Any of the three awards is open to any worker in any of the fields traditionally associated with the Frequency Control Symposium. The nominee should be responsible for significant contributions to the field selected. The awards shall be given to one or more specific individuals rather than to laboratories or groups. No posthumous awards will be made. The time span over which the contributions have occurred is not limited. The significance of the contributions may be measured, in part, by: the degree of initiative, ingenuity, and creativity displayed; the quality of the work and degree of success attained; and the overall importance of the work and its impact on frequency control and associated communities.

Nominating Procedure

An Awards Chair to oversee the nominating process is appointed by the Vice President for Frequency Control. The Awards Chairman has the responsibility to solicit nominations and to make every effort to assure a high quality slate of nominees. Nominations are welcome from anyone and should be submitted to the Awards Chairman (see the current Call-For-Papers for contact information). “All nominations should be submitted through e-mail to the Awards Chair. Please do not send nominations by postal mail.”

Each written nomination must include the following:

  • Name of the nominee
  • Current address (regular or e-mail) of the nominee
  • Name of the award for which nominated
  • Description of accomplishments (for example initiative, ingenuity, creativity, quality and degree of success, etc.) and their importance to the frequency control community
  • Proposed citation (see examples on the first pages of any Proceedings since 1983)

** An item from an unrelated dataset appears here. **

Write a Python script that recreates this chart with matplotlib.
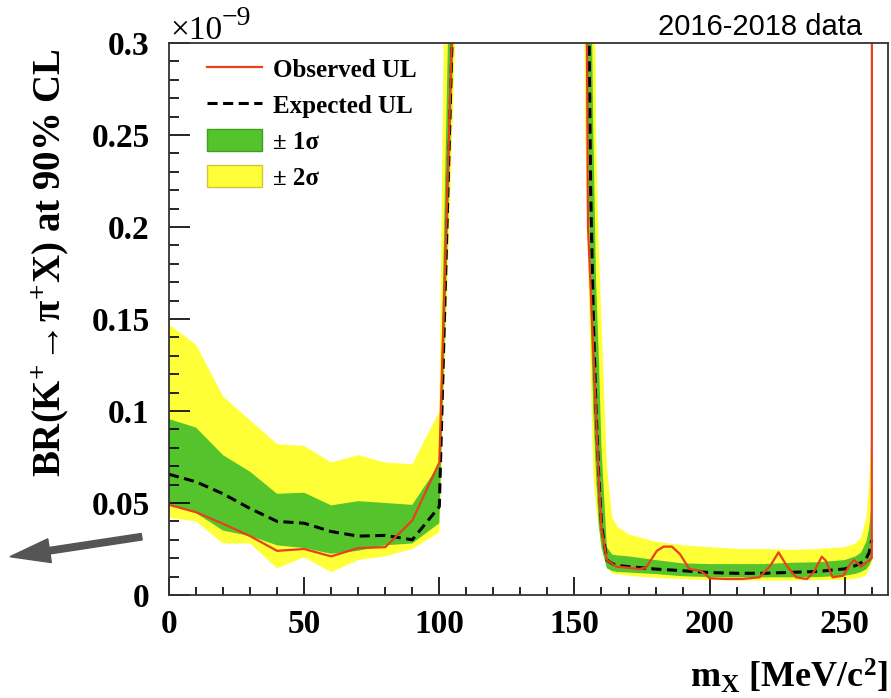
import matplotlib
matplotlib.use("Agg")
import matplotlib.pyplot as plt
from matplotlib.patches import Patch, FancyArrow
from matplotlib.lines import Line2D
from matplotlib.ticker import MultipleLocator, FuncFormatter

plt.rcParams['font.family'] = ['Liberation Serif', 'DejaVu Serif']
plt.rcParams['font.weight'] = 'bold'
plt.rcParams['mathtext.fontset'] = 'custom'
plt.rcParams['mathtext.rm'] = 'Liberation Serif:bold'
plt.rcParams['mathtext.it'] = 'Liberation Serif:bold'
plt.rcParams['mathtext.bf'] = 'Liberation Serif:bold'

# limits in units of 1e-9, mass in MeV/c^2
# region below the pi0 mass
mass_lo = [0, 10, 20, 30, 40, 50, 60, 70, 80, 90, 100, 110]
obs_lo = [0.049, 0.045, 0.0387, 0.032, 0.024, 0.025, 0.021, 0.0255, 0.026, 0.0405, 0.072, 0.57]
exp_lo = [0.0656, 0.0615, 0.055, 0.047, 0.040, 0.039, 0.0345, 0.032, 0.0324, 0.030, 0.048, 0.584]
s1_up_lo = [0.0956, 0.091, 0.076, 0.067, 0.055, 0.0556, 0.0487, 0.051, 0.050, 0.049, 0.071, 0.79]
s1_dn_lo = [0.0496, 0.0445, 0.035, 0.032, 0.027, 0.0255, 0.0224, 0.024, 0.027, 0.028, 0.039, 0.54]
s2_up_lo = [0.147, 0.136, 0.108, 0.095, 0.082, 0.081, 0.072, 0.076, 0.072, 0.071, 0.0996, 1.35]
s2_dn_lo = [0.042, 0.040, 0.028, 0.028, 0.0145, 0.0205, 0.0124, 0.019, 0.021, 0.025, 0.034, 0.485]

# region above the pi0 mass
mass_hi = [150, 154, 156, 157, 158, 159, 160, 162, 164, 166, 170, 175, 180, 190,
           200, 210, 220, 230, 240, 250, 254, 256, 258, 259, 260]
exp_hi = [1.8, 0.5, 0.22, 0.15, 0.10, 0.065, 0.038, 0.019, 0.017, 0.016, 0.0154, 0.0148, 0.0141, 0.0132,
          0.0122, 0.0118, 0.0118, 0.0123, 0.0128, 0.0142, 0.016, 0.0175, 0.020, 0.023, 0.030]
s1_up_hi = [2.0, 0.9, 0.36, 0.25, 0.17, 0.13, 0.08, 0.026, 0.022, 0.0215, 0.021, 0.020, 0.019, 0.0172,
            0.0168, 0.0168, 0.0168, 0.0175, 0.0178, 0.019, 0.021, 0.023, 0.029, 0.036, 0.05]
s1_dn_hi = [1.2, 0.36, 0.15, 0.10, 0.065, 0.038, 0.026, 0.0145, 0.013, 0.0125, 0.0122, 0.0118, 0.0114, 0.0102,
            0.0097, 0.0096, 0.0096, 0.0096, 0.0097, 0.0105, 0.0115, 0.0125, 0.014, 0.016, 0.019]
s2_up_hi = [3.0, 1.5, 0.7, 0.45, 0.25, 0.19, 0.15, 0.07, 0.042, 0.037, 0.033, 0.031, 0.029, 0.027,
            0.026, 0.025, 0.025, 0.0245, 0.025, 0.026, 0.028, 0.031, 0.042, 0.060, 0.09]
s2_dn_hi = [1.0, 0.25, 0.12, 0.065, 0.048, 0.037, 0.025, 0.015, 0.0118, 0.0112, 0.0105, 0.0098, 0.0093, 0.0086,
            0.0082, 0.0078, 0.0078, 0.0078, 0.0080, 0.0082, 0.0088, 0.0095, 0.011, 0.014, 0.017]

mass_obs_hi = [150, 155, 157.5, 159, 160, 162, 165.5, 169, 174, 176.5, 180.5, 183, 186, 189, 192.5,
               196.5, 199, 200, 206, 212, 218.5, 222.5, 225.5, 228.5, 232, 236, 238.5, 241.5, 243,
               245.5, 249.5, 252, 253.5, 256, 260, 260.2]
obs_hi = [1.5, 0.2, 0.115, 0.062, 0.036, 0.019, 0.0154, 0.015, 0.0141, 0.015, 0.024, 0.0263, 0.0263,
          0.0223, 0.0141, 0.0132, 0.0105, 0.0091, 0.0087, 0.0087, 0.0096, 0.016, 0.0232, 0.016, 0.0096,
          0.0087, 0.0123, 0.0208, 0.0187, 0.0096, 0.0105, 0.0168, 0.019, 0.0154, 0.020, 1.5]

green = '#55c42c'
yellow = '#ffff38'
red = '#e8401c'

fig = plt.figure(figsize=(8.91, 6.98), dpi=100)
ax = fig.add_axes([169 / 891, 1 - 595 / 698, (888 - 169) / 891, (595 - 43) / 698])

for m, lo2, hi2, lo1, hi1 in [(mass_lo, s2_dn_lo, s2_up_lo, s1_dn_lo, s1_up_lo),
                              (mass_hi, s2_dn_hi, s2_up_hi, s1_dn_hi, s1_up_hi)]:
    ax.fill_between(m, lo2, hi2, color=yellow, lw=0)
    ax.fill_between(m, lo1, hi1, color=green, lw=0)

dash = (0, (3.3, 1.8))
ax.plot(mass_lo, exp_lo, color='black', lw=2.2, ls=dash)
ax.plot(mass_hi, exp_hi, color='black', lw=2.2, ls=dash)
ax.plot(mass_lo, obs_lo, color=red, lw=1.6)
ax.plot(mass_obs_hi, obs_hi, color=red, lw=1.6)

ax.set_xlim(0, 266)
ax.set_ylim(0, 0.3)

ax.xaxis.set_major_locator(MultipleLocator(50))
ax.xaxis.set_minor_locator(MultipleLocator(10))
ax.yaxis.set_major_locator(MultipleLocator(0.05))
ax.yaxis.set_minor_locator(MultipleLocator(0.01))
ax.yaxis.set_major_formatter(FuncFormatter(lambda v, p: f"{v:g}"))
ax.tick_params(axis='both', which='both', direction='in', top=False, right=False, width=1.2)
ax.tick_params(axis='y', which='major', length=15, pad=14, labelsize=24)
ax.tick_params(axis='y', which='minor', length=7)
ax.tick_params(axis='x', which='major', length=13, pad=10, labelsize=24)
ax.tick_params(axis='x', which='minor', length=6)
for s in ax.spines.values():
    s.set_linewidth(1.3)
    s.set_color('#333333')

# axis titles
fig.text(888 / 891, 1 - 688 / 698, r"m$_{\rm X}$ [MeV/c$^{2}$]", ha='right', va='baseline', fontsize=26)
fig.text(50 / 891, 1 - 263 / 698, r"BR(K$^{+}\!\rightarrow\!\pi^{+}$X) at 90% CL",
         rotation=90, ha='center', va='center', fontsize=28)

# exponent of the y axis
fig.text(170 / 891, 1 - 39 / 698, "\u00d710", ha='left', va='baseline', fontsize=24, fontweight='normal')
fig.text(222 / 891, 1 - 25 / 698, "\u22129", ha='left', va='baseline', fontsize=20, fontweight='normal')

fig.text(862 / 891, 1 - 35 / 698, "2016-2018 data", ha='right', va='baseline',
         fontsize=21, fontweight='normal', family='Liberation Sans')

handles = [Line2D([], [], color=red, lw=1.6),
           Line2D([], [], color='black', lw=2.2, ls=dash),
           Patch(facecolor=green, edgecolor='#3e9e25'),
           Patch(facecolor=yellow, edgecolor='#cfc43a')]
labels = ["Observed UL", "Expected UL", "\u00b1 1\u03c3", "\u00b1 2\u03c3"]
ax.legend(handles, labels, loc='upper left', bbox_to_anchor=(0.053, 0.975), frameon=False,
          fontsize=18, handlelength=2.2, handleheight=1.0, labelspacing=0.45,
          handletextpad=0.45, borderpad=0, borderaxespad=0)

arrow = FancyArrow(1.417, 1.613, -1.317, -0.20, width=0.065, head_width=0.24, head_length=0.40,
                   length_includes_head=True, color='#555555', transform=fig.dpi_scale_trans)
fig.add_artist(arrow)

fig.savefig('out.png', dpi=100)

A Nominations Template will be provided each year by the Frequency Control Symposium website to promote uniformity for nomination submissions. The nomination should not exceed two pages in length as prescribed by the template. Individual letters of support and documentation such as publication lists, and institutional accolades can be sent separately to the attention of the Awards Chair, and be clearly identified so that the relation to the respective nominee is unambiguous. All supporting documentation will be made available to the Frequency Control Symposium Technical Program Committee.

Selection of Recipients

The selection of the recipient for each award will be made by the Frequency Control Symposium Technical Program Committee during its paper selection meeting. The decision of the committee is final. If, in the opinion of the committee, no suitable nominee exists, no award will be given.

History of the Awards

From 1966 to 1982, only one award, the C.B. Sawyer Memorial Award, was presented at the Symposium. According to the Sawyer Award announcement that was in effect until 1991, the Award was “to consist of $500.00 and a plaque, shall be made on an annual basis to the person, or the group of persons, who, in the opinion of an independent three-man judging committee, has made the most outstanding recent contribution to advancement in the field of quartz crystals and devices…. Presentations will be made at the IEEE Frequency Control Symposium.”

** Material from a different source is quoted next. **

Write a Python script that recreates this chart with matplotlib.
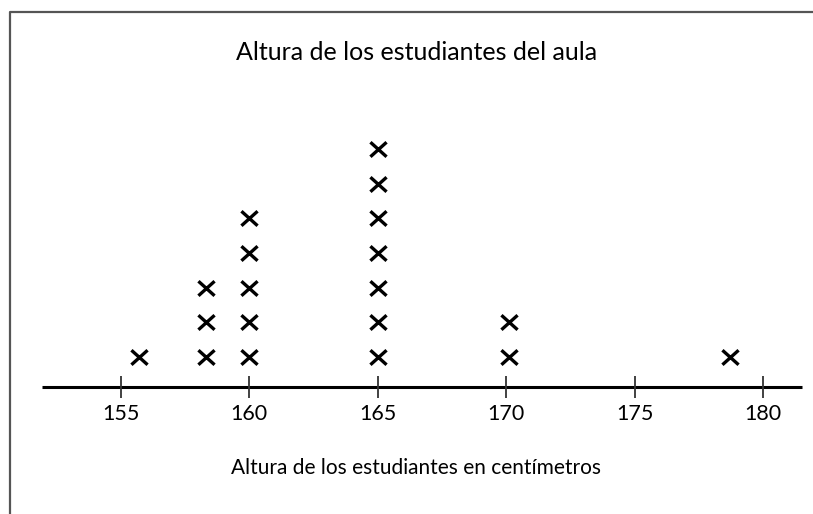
import matplotlib
matplotlib.use("Agg")
import matplotlib.pyplot as plt
from matplotlib.lines import Line2D
from matplotlib.path import Path

plt.rcParams['font.family'] = ['Lato', 'DejaVu Sans']

# heights (cm), one entry per student
heights = [155.7, 158.3, 158.3, 158.3, 160, 160, 160, 160, 160,
           165, 165, 165, 165, 165, 165, 165, 170.1, 170.1, 178.7]
ticks = [155, 160, 165, 170, 175, 180]
title = "Altura de los estudiantes del aula"
xlabel = "Altura de los estudiantes en centímetros"

fig = plt.figure(figsize=(8.13, 5.14), dpi=100)
ax = fig.add_axes([0, 0, 1, 1])
ax.set_xlim(150.29, 181.95)
ax.set_ylim(-3.66, 11.15)
ax.axis("off")

# an "x" shaped like the typed letter
xmark = Path([(-1, -0.9), (1, 0.9), (-1, 0.9), (1, -0.9)],
             [Path.MOVETO, Path.LINETO, Path.MOVETO, Path.LINETO])

# stack repeated values
xs, ys, seen = [], [], {}
for h in heights:
    seen[h] = seen.get(h, 0) + 1
    xs.append(h)
    ys.append(seen[h] - 0.14)
ax.scatter(xs, ys, marker=xmark, s=135, linewidths=2.4, color="black", zorder=3)

# number line
ax.plot([151.92, 181.52], [0, 0], color="black", lw=2.2, solid_capstyle="butt")
ax.vlines(ticks, -0.33, 0.33, color="#333333", lw=1.3)
for t in ticks:
    ax.text(t, -0.78, str(t), ha="center", va="center", fontsize=15.5)

ax.text(166.5, 9.65, title, ha="center", va="center", fontsize=18)
ax.text(166.5, -2.33, xlabel, ha="center", va="center", fontsize=15)

# frame around the figure (left and top edges visible)
fig.add_artist(Line2D([10 / 813, 10 / 813, 1], [0, 1 - 12 / 514, 1 - 12 / 514],
                      transform=fig.transFigure, color="#555555", lw=1.6))

fig.savefig("out.png", dpi=100)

Aside from permitting the presentation of the Sawyer Award at the Symposium Banquet, the Symposium’s management had no involvement with the Sawyer Award prior to 1991. The Award was sponsored by Sawyer Research Products, Inc. (SRP); the judging committee was selected by that company. The first Sawyer Award was presented in 1966. It has been presented each year since then, except in 1982 and 1989, when no suitable award nominations were received.

In the early 1980’s, sentiment was expressed at Symposium program committee meetings for the creation of awards to recognize outstanding contributions in all fields covered by the Symposium, not just in the field of quartz crystals and devices. Therefore, in early 1983, the program committee voted to create two Symposium awards. One, the Cady Award, named after Walter Guyton Cady, was to recognize outstanding contributions related to piezoelectric frequency control devices. The other, the Rabi Award, named after Prof. I.I. Rabi, was to recognize outstanding contributions related to fields such as atomic and molecular frequency standards, and time transfer and dissemination.

On 30 October 1991 the C. B. Sawyer Memorial Award became the third Symposium award when an agreement was signed by SRP and the UFFC-S. The agreement assigns responsibility for the C.B. Sawyer Memorial Award to the UFFC-S and the scope was broadened. Sawyer Award winners will be selected the same way as the other two award winners, as is described above. The selection process is to be independent of SRP. SRP will continue to provide an honorarium of $1000 per award.

In addition to the three awards described above, the Institute of Electrical and Electronics Engineers UFFC-Society also occasionally, presents lifetime Achievement Awards. First Achievement Award was presented in 1980.

The Achievement Awards are in recognition of life-long contributions to the Society which have deeply impacted progress in its fields of interest (Ultrasonics, Ferroelectrics, and Frequency Control). A winner of the Achievement Award can also be selected for his/her service to the Society. The only such Achievement award presented at the Frequency Control Symposium to date was the 1995 award:

to Arthur W. Warner, Jr.
“For his nearly 60 years of pioneering and wide-ranging contributions to the design and fabrication of high-stability quartz resonators.”